Vineet is a former Oberoi chef, though when he ran Kandahar in the early 1990s Biki never met him. (Oddly enough, Biki says he did know Atul Kochhar, another former Oberoi chef who has found fame in London. This mystified Vineet who asked: “But if you could know the night chef at the coffee shop, then how come you never knew me?” But that’s Biki.)Liam suggested a homecoming for Vineet. He would open his own restaurant in the old Kandahar space where he had once worked. Vineet was willing but Biki was uncomfortable with the idea. Why should a leading Indian hotel company have to fall back on a celebrity Indian chef from London? Eventually Liam won and Ziya is a Vineet Bhatia restaurant. I am glad Liam had his way. I am a fan of Vineet’s cooking and when Biki hosted dinner at Ziya after the interview I was delighted by the food. We got all of Vineet Bhatia’s greatest hits: the wild mushroom khichdi, the tandoori salmon, the makhni ice-cream, the lamb chops, the masala foie gras etc.

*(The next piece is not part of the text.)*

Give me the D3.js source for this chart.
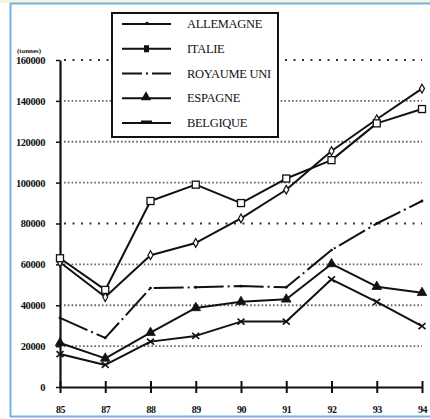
<!DOCTYPE html>
<html>
<head>
<meta charset="utf-8">
<script src="https://cdn.jsdelivr.net/npm/d3@7"></script>
<style>
  html, body { margin: 0; padding: 0; background: #fff; }
  svg { display: block; }
  text { font-family: "Liberation Serif", "DejaVu Serif", serif; fill: #111; }
</style>
</head>
<body>
<svg id="chart" width="430" height="419"></svg>
<script>
// Years on the horizontal axis
const years = ["85", "87", "88", "89", "90", "91", "92", "93", "94"];

// Tonnages per country
const allemagne  = [61000, 44000, 64500, 70500, 82500, 96500, 115500, 131000, 146000];
const italie     = [63000, 47500, 91000, 99000, 90000, 102000, 111000, 129000, 136000];
const royaumeUni = [33800, 24000, 48400, 48800, 49400, 48800, 67000, 80000, 91000];
const espagne    = [21500, 14000, 26600, 38700, 41700, 42900, 60200, 49100, 46100];
const belgique   = [16100, 10800, 22200, 25000, 32000, 32000, 52700, 41700, 29800];

const seriesNames = ["ALLEMAGNE", "ITALIE", "ROYAUME UNI", "ESPAGNE", "BELGIQUE"];
const yTicks = [0, 20000, 40000, 60000, 80000, 100000, 120000, 140000, 160000];

const series = [
  { name: seriesNames[0], values: allemagne,  marker: "dot",      dash: null },
  { name: seriesNames[1], values: italie,     marker: "square",   dash: null },
  { name: seriesNames[2], values: royaumeUni, marker: "tick",     dash: "30,4,2,4" },
  { name: seriesNames[3], values: espagne,    marker: "triangle", dash: null },
  { name: seriesNames[4], values: belgique,   marker: "cross",    dash: null }
];

const svg = d3.select("#chart");

// Light frame around the figure
svg.append("rect").attr("x", 0).attr("y", 0).attr("width", 430).attr("height", 3)
  .attr("fill", "#f7f2dc");
svg.append("line").attr("x1", 10).attr("x2", 430).attr("y1", 3.5).attr("y2", 3.5)
  .attr("stroke", "#6fb6e6").attr("stroke-width", 2);
svg.append("line").attr("x1", 10.5).attr("x2", 10.5).attr("y1", 3).attr("y2", 417)
  .attr("stroke", "#6fb6e6").attr("stroke-width", 2);
svg.append("line").attr("x1", 10).attr("x2", 430).attr("y1", 416.5).attr("y2", 416.5)
  .attr("stroke", "#6fb6e6").attr("stroke-width", 2);

const x = d3.scalePoint().domain(years).range([60, 422]);
const y = d3.scaleLinear().domain([0, 160000]).range([387, 60]);

// Dotted gridlines: coarse dots on 80000 and 160000, fine dots elsewhere
const grid = svg.append("g");
yTicks.filter(v => v > 0).forEach(v => {
  const coarse = (v === 80000 || v === 160000);
  grid.append("line")
    .attr("x1", 64).attr("x2", 422)
    .attr("y1", y(v)).attr("y2", y(v))
    .attr("stroke", coarse ? "#333" : "#666")
    .attr("stroke-width", coarse ? 2.2 : 1.8)
    .attr("stroke-dasharray", coarse ? "2,6.5" : "1.6,2.2");
});

// Y axis
const yAxis = d3.axisLeft(y).tickValues(yTicks).tickSize(4).tickSizeOuter(0).tickFormat(d3.format("d"));
const gy = svg.append("g").attr("transform", "translate(60,0)").call(yAxis);
gy.select(".domain").attr("stroke", "#111").attr("stroke-width", 2.2);
gy.selectAll(".tick line").attr("stroke", "#111").attr("stroke-width", 1.5);
gy.selectAll(".tick text")
  .attr("x", -15)
  .style("font-family", "'Liberation Serif', serif")
  .style("font-size", "10.5px")
  .style("font-weight", "bold")
  .style("letter-spacing", "-0.4px")
  .attr("fill", "#111");

svg.append("text").attr("x", 17).attr("y", 53)
  .style("font-size", "7px").style("font-weight", "bold").text("(tonnes)");

// X axis with ticks crossing the line
const xAxis = d3.axisBottom(x).tickSize(0).tickSizeOuter(0).tickPadding(19);
const gx = svg.append("g").attr("transform", "translate(0,387)").call(xAxis);
gx.select(".domain").attr("stroke", "#111").attr("stroke-width", 2.2);
gx.selectAll(".tick text")
  .style("font-family", "'Liberation Serif', serif")
  .style("font-size", "10px")
  .style("font-weight", "bold")
  .style("letter-spacing", "-0.6px")
  .attr("fill", "#111");
gx.selectAll(".tick").append("line")
  .attr("y1", -6).attr("y2", 6)
  .attr("stroke", "#111").attr("stroke-width", 2);

// Marker drawing
function drawMarker(g, type, cx, cy) {
  if (type === "dot") {
    g.append("path").attr("d", d3.symbol(d3.symbolDiamond, 22)())
      .attr("transform", `translate(${cx},${cy})`)
      .attr("fill", "#fff").attr("stroke", "#111").attr("stroke-width", 1.2);
  } else if (type === "square") {
    g.append("rect").attr("x", cx - 3.5).attr("y", cy - 3.5)
      .attr("width", 7).attr("height", 7)
      .attr("fill", "#fff").attr("stroke", "#111").attr("stroke-width", 1.3);
  } else if (type === "tick") {
    g.append("circle").attr("cx", cx).attr("cy", cy).attr("r", 1.4).attr("fill", "#111");
  } else if (type === "triangle") {
    g.append("path").attr("d", d3.symbol(d3.symbolTriangle, 40)())
      .attr("transform", `translate(${cx},${cy})`)
      .attr("fill", "#111").attr("stroke", "#111").attr("stroke-width", 0.8);
  } else if (type === "cross") {
    g.append("path")
      .attr("d", `M${cx - 3.5},${cy - 3}L${cx + 3.5},${cy + 3}M${cx - 3.5},${cy + 3}L${cx + 3.5},${cy - 3}`)
      .attr("stroke", "#111").attr("stroke-width", 1.6).attr("fill", "none");
  }
}

// Series lines
const line = d3.line().x((d, i) => x(years[i])).y(d => y(d));
const lines = svg.append("g");
series.forEach(s => {
  lines.append("path")
    .datum(s.values)
    .attr("d", line)
    .attr("fill", "none")
    .attr("stroke", "#111")
    .attr("stroke-width", 2)
    .attr("stroke-linejoin", "round")
    .attr("stroke-dasharray", s.dash);
  s.values.forEach((v, i) => drawMarker(lines, s.marker, x(years[i]), y(v)));
});

// Legend box
const legend = svg.append("g");
legend.append("rect").attr("x", 112).attr("y", 13).attr("width", 166).attr("height", 124)
  .attr("fill", "#fff").attr("stroke", "#111").attr("stroke-width", 2);
const rowY = d3.scalePoint().domain(seriesNames).range([24, 123]);
series.forEach(s => {
  const ly = rowY(s.name);
  legend.append("line").attr("x1", 122).attr("x2", 171).attr("y1", ly).attr("y2", ly)
    .attr("stroke", "#111").attr("stroke-width", 1.8)
    .attr("stroke-dasharray", s.dash ? "20,4,2,4" : null);
  if (s.marker === "dot") {
    legend.append("circle").attr("cx", 147).attr("cy", ly - 0.5).attr("r", 1.8).attr("fill", "#111");
  } else if (s.marker === "square") {
    legend.append("rect").attr("x", 144).attr("y", ly - 3.5).attr("width", 5).attr("height", 7).attr("fill", "#111");
  } else if (s.marker === "triangle") {
    legend.append("path").attr("d", d3.symbol(d3.symbolTriangle, 45)())
      .attr("transform", `translate(146,${ly - 1})`).attr("fill", "#111");
  } else if (s.marker === "cross") {
    legend.append("path").attr("d", `M141,${ly - 1.5}L152,${ly - 1.5}`)
      .attr("stroke", "#111").attr("stroke-width", 2);
  }
  legend.append("text").attr("x", 187).attr("y", ly + 4)
    .style("font-size", "12.5px").style("letter-spacing", "-0.3px")
    .text(s.name);
});
</script>
</body>
</html>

The renovated Bombay Oberoi marks a subtle shift in priorities for the Oberoi group. Experience demonstrates that unlike business travellers who demand discounted room rates, leisure traffic is much more willing to spend big bucks. The decision to put in more suites suggests that Biki is trying to turn the Oberois into leisure properties that will go head to head with Bombay’s old Taj and Delhi’s Imperial. He has a spanking new Trident in Bandra to match the one in Nariman Point. These will cater to the business traveller. But the Oberois will be grand hotels like Hong Kong’s Peninsula or Bangkok’s Oriental.
It is a logical if ambitious strategy. Biki has two new openings (both Oberois) planned: Gurgaon in September and Dubai next year. They will mark a continuation of the strategy, yet another jump in Biki’s relentless quest to take the Oberois to the very top of the market. His father lived to be 104. Biki is only 81. So I guess he’s just getting started.